Гарвардская площадь - стр. 27
Я ему завидовал. Хотел у него учиться. Он был мужчиной. Я плохо понимал, кто я такой. Он был голосом, отсутствующим звеном цепи, соединяющей меня с прошлым, человеком, в которого я мог бы вырасти, обернись жизнь по-иному. Он остался дикарем, меня укротили, обротали. Но если взять меня и опустить в мощный растворитель, так, чтобы с кожи сошли все привычки, приобретенные в школе, и все уступки, которые я сделал Америке, может, там бы обнаружился не я, а он, и синее Средиземное море хлынуло бы на пляж точно так же, как он выплескивался в пейзаж всякий раз, когда я, набравшись храбрости, подходил к его столику в кафе «Алжир» и прерывал разделявшее нас молчание.

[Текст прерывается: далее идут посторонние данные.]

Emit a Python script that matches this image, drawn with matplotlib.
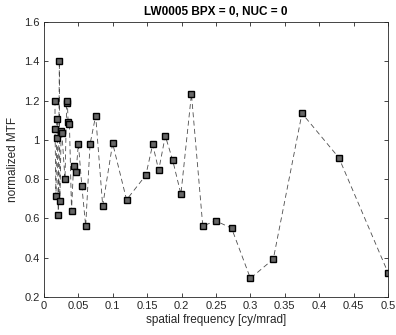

В другой стране, другом городе, в иные времена я никогда бы к нему не повернулся, а он мне даже не ответил бы на вопрос, который час. Не в моих привычках было подходить к незнакомцу, я никогда бы этого и не сделал, не разгляди я в нем частичку себя, нечто приглушенное и позабытое, что я опознавал моментально, стоило этому нечто фанфарой пропеть в его речи. Его вздорные тирады при всем их болезненном бессмысленном несварении что-то мне говорили, возвращали в прошлое – как вот кафе «Алжир» возвращало к чему-то далекому, безымянному, к чему-то, что я проглядел в самом себе.

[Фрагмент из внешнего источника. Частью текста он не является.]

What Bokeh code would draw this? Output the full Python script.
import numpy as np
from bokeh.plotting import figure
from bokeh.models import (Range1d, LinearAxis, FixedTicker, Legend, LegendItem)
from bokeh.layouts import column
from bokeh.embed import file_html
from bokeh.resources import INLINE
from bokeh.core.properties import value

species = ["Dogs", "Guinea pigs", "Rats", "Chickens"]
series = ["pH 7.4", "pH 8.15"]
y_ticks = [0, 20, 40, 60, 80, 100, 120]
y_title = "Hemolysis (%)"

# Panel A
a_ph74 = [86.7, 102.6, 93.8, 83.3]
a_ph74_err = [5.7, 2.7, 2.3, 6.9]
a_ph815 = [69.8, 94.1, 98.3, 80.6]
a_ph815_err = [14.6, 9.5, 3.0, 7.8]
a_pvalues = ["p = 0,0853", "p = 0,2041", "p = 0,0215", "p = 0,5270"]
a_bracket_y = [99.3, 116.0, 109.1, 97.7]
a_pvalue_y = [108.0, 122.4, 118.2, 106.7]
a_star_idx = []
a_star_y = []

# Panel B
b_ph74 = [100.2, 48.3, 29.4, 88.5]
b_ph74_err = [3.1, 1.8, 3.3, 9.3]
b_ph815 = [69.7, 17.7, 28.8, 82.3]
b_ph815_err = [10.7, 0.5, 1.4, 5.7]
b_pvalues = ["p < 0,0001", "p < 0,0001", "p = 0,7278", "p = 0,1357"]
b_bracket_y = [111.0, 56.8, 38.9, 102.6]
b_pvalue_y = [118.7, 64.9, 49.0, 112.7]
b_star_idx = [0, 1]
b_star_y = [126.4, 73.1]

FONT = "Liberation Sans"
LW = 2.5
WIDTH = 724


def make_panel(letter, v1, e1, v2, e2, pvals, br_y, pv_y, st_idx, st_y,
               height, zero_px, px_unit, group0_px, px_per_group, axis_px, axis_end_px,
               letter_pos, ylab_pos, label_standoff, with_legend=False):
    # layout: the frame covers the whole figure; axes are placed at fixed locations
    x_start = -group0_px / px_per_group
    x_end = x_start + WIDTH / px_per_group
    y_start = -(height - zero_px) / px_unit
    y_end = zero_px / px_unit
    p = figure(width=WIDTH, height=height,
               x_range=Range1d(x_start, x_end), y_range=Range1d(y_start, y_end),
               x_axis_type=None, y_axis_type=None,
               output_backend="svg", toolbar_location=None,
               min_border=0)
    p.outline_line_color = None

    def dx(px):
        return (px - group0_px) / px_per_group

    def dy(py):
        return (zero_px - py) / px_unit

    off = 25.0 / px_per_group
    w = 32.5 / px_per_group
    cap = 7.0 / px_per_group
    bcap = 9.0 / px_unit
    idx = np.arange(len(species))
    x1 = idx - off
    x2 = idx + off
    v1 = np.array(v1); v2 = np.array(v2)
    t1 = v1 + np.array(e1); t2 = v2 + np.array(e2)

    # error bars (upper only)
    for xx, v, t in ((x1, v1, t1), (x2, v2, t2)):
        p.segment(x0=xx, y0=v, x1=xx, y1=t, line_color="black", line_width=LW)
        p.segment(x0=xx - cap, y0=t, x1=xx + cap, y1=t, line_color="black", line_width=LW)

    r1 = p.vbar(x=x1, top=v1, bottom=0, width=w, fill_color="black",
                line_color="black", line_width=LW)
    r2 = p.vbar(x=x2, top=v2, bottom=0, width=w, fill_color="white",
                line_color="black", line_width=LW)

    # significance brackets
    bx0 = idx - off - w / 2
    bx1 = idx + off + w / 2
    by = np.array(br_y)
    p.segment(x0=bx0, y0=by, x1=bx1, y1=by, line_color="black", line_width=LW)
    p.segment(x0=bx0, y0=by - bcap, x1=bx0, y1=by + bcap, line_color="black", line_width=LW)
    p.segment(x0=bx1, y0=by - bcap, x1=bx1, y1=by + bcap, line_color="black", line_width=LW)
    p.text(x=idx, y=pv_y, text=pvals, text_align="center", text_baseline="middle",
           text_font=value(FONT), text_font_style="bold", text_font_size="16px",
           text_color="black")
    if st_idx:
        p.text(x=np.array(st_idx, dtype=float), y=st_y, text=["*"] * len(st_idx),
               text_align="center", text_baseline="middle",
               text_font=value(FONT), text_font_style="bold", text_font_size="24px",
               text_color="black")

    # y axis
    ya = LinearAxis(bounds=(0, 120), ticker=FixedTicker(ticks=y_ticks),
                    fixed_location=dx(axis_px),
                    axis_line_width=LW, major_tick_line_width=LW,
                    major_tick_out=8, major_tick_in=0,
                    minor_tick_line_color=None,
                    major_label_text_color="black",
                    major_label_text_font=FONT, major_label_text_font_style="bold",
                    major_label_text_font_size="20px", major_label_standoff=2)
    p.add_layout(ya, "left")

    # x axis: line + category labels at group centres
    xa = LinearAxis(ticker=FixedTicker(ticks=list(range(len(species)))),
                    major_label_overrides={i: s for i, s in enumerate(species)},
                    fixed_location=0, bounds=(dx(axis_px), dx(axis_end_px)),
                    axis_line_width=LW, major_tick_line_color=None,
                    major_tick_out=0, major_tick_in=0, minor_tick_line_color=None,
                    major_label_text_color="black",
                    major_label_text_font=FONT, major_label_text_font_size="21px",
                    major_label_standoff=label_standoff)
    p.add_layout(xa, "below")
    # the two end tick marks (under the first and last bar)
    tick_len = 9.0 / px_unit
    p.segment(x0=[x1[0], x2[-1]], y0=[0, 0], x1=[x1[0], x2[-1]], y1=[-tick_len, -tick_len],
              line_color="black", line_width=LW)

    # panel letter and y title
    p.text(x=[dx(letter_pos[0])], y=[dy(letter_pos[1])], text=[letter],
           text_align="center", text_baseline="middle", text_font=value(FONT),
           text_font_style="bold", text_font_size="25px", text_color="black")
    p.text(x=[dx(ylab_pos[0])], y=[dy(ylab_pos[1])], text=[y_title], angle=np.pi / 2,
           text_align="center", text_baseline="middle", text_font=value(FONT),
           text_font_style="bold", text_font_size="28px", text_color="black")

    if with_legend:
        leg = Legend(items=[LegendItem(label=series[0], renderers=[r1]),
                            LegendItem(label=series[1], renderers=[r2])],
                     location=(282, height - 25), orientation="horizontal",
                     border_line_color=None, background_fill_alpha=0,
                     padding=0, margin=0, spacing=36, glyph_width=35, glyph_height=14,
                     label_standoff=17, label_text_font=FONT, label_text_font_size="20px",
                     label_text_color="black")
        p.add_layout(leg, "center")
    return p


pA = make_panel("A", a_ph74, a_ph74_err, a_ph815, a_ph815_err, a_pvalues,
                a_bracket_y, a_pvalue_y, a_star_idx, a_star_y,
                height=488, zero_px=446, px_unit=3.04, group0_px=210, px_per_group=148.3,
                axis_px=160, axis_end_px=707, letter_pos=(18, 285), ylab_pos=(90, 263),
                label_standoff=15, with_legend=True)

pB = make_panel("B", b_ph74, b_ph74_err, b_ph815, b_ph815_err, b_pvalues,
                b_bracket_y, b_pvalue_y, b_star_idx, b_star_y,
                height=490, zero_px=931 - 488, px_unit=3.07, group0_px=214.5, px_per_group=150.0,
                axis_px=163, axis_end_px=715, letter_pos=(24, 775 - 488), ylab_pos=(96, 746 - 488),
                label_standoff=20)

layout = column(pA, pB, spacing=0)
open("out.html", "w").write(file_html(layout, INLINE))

Как я скоро выяснил, он оказался единственным, кроме меня, человеком во всем Кембридже, который не только не смотрел «Звездные войны», но принципиально от этого отказывался, скорбел, глумился над культом, который в то лето внезапно вырос вокруг. Оби-Ван Кеноби, Дарт Вейдер и Люк Скайуокер были у всех на устах, будто общеизвестные персонажи из шекспировской пьесы, а R2-D2 и C-3PO косили под мелких шутов и подхалимов-придворных. Для Калажа же они были воплощениями зажравшегося эрзаца.

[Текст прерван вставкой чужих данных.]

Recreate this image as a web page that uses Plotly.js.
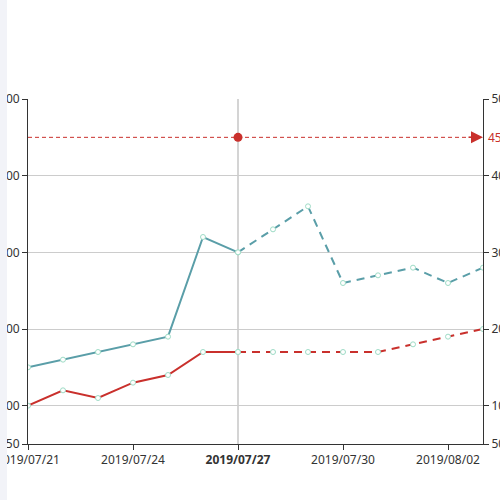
<!DOCTYPE html>
<html>
<head>
<meta charset="utf-8">
<script src="https://cdn.plot.ly/plotly-3.0.1.min.js"></script>
<style>
  html, body { margin: 0; padding: 0; background: #fff; }
  #chart { width: 500px; height: 500px; }
</style>
</head>
<body>
<div id="chart"></div>
<script>
var dates = ['2019/07/21', '2019/07/22', '2019/07/23', '2019/07/24', '2019/07/25', '2019/07/26', '2019/07/27',
             '2019/07/28', '2019/07/29', '2019/07/30', '2019/07/31', '2019/08/01', '2019/08/02', '2019/08/03'];
var tealValues = [150, 160, 170, 180, 190, 320, 300, 330, 360, 260, 270, 280, 260, 280];
var redValues = [100, 120, 110, 130, 140, 170, 170, 170, 170, 170, 170, 180, 190, 200];
var todayIndex = 6;
var limitValue = 450;
var yTicks = [50, 100, 200, 300, 400, 500];
var xTickDates = ['2019/07/21', '2019/07/24', '2019/07/27', '2019/07/30', '2019/08/02'];

var red = '#c9302c';
var teal = '#5a9ea8';
var dotColor = '#9edcc6';

function part(values, from, to) {
  return { x: dates.slice(from, to + 1), y: values.slice(from, to + 1) };
}

function lineTrace(values, from, to, color, dash) {
  var p = part(values, from, to);
  return {
    x: p.x, y: p.y, type: 'scatter', mode: 'lines+markers',
    line: { color: color, width: 2, dash: dash },
    marker: { symbol: 'circle', size: 5, color: '#fff', line: { color: dotColor, width: 1 } },
    hoverinfo: 'skip', showlegend: false
  };
}

var last = dates.length - 1;
var data = [
  lineTrace(tealValues, 0, todayIndex, teal, 'solid'),
  lineTrace(tealValues, todayIndex, last, teal, '8px,6px'),
  lineTrace(redValues, 0, todayIndex, red, 'solid'),
  lineTrace(redValues, todayIndex, last, red, '8px,6px'),
  {
    x: [dates[0], dates[last]], y: [limitValue, limitValue], type: 'scatter', mode: 'lines',
    line: { color: red, width: 1, dash: '4px,3px' }, hoverinfo: 'skip', showlegend: false
  },
  {
    x: [dates[todayIndex]], y: [limitValue], type: 'scatter', mode: 'markers',
    marker: { color: red, size: 9 }, hoverinfo: 'skip', showlegend: false
  },
  {
    x: [dates[0]], y: [limitValue], yaxis: 'y2', type: 'scatter', mode: 'markers',
    marker: { opacity: 0 }, hoverinfo: 'skip', showlegend: false
  }
];

var tickText = xTickDates.map(function (d) {
  return d === dates[todayIndex] ? '<b>' + d + '</b>' : d;
});

var yAxisBase = {
  range: [50, 500], tickvals: yTicks, ticktext: yTicks.map(String),
  ticks: 'outside', ticklen: 5, tickcolor: '#333', tickwidth: 1,
  showline: true, linecolor: '#333', linewidth: 1,
  tickfont: { size: 12, color: '#333' }, zeroline: false, fixedrange: true
};

var layout = {
  width: 500, height: 500,
  margin: { l: 28, r: 17, t: 99, b: 56 },
  paper_bgcolor: '#fff', plot_bgcolor: '#fff',
  font: { family: 'Noto Sans, DejaVu Sans, sans-serif', size: 12, color: '#333' },
  xaxis: {
    type: 'category', range: [0, last], tickvals: xTickDates, ticktext: tickText,
    ticks: 'outside', ticklen: 5, tickcolor: '#333', showline: true, linecolor: '#333',
    showgrid: false, zeroline: false, tickangle: 0, tickfont: { size: 12, color: '#333' }
  },
  yaxis: Object.assign({}, yAxisBase, { side: 'left', showgrid: true, gridcolor: '#ccc', gridwidth: 1 }),
  yaxis2: Object.assign({}, yAxisBase, { side: 'right', overlaying: 'y', showgrid: false }),
  shapes: [
    { type: 'line', xref: 'x', yref: 'paper', x0: dates[todayIndex], x1: dates[todayIndex], y0: 0, y1: 1,
      line: { color: '#d4d4d4', width: 2 }, layer: 'below' },
    { type: 'rect', xref: 'paper', yref: 'paper', x0: -28 / 455, x1: -21 / 455, y0: -1, y1: 2,
      fillcolor: '#f2f3f8', line: { width: 0 }, layer: 'above' }
  ],
  annotations: [
    { x: dates[last], y: limitValue, xref: 'x', yref: 'y', ax: -16, ay: 0, axref: 'pixel', ayref: 'pixel',
      text: '', showarrow: true, arrowhead: 2, arrowsize: 1.6, arrowwidth: 1.5, arrowcolor: red },
    { x: 1, y: limitValue, xref: 'paper', yref: 'y', xanchor: 'left', xshift: 3, text: String(limitValue),
      showarrow: false, font: { color: red, size: 12 } }
  ]
};

Plotly.newPlot('chart', data, layout, { displayModeBar: false, staticPlot: true });
</script>
</body>
</html>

Поначалу меня к Калажу потянула одна вещь, не имевшая ничего общего с его лукавым шестым чувством, его инстинктами выживания или могучими выплесками, которые непостижимым образом обхватывали вас своими ручищами и душили, пока не превратятся в хохот. Не была это и его псевдоколючая задушевность, которая столь многих отталкивала, а мне казалась до боли родной, потому что заставляла вспомнить те мгновенно складывавшиеся дружбы, когда оскорбление в адрес его мамы, а вслед за ним – еще одно, в адрес моей, способно было сблизить двух десятилеток на всю жизнь.
Возможно, он был двойником подлинного меня, моей примитивной ипостасью, которую я потерял из виду и слущил с себя по ходу жизни в Америке. Мое теневое «я», мой портрет Дориана Грея, мой безумный брат с чердака, мой мистер Хайд, мой совсем, совсем грубый набросок. Я – без маски, без цепей, без поводка, без ретуши: я, ничем не стесненный, я в лохмотьях, я в ярости. Я без книг, без лессировок, без грин-карты. Я с «калашниковым».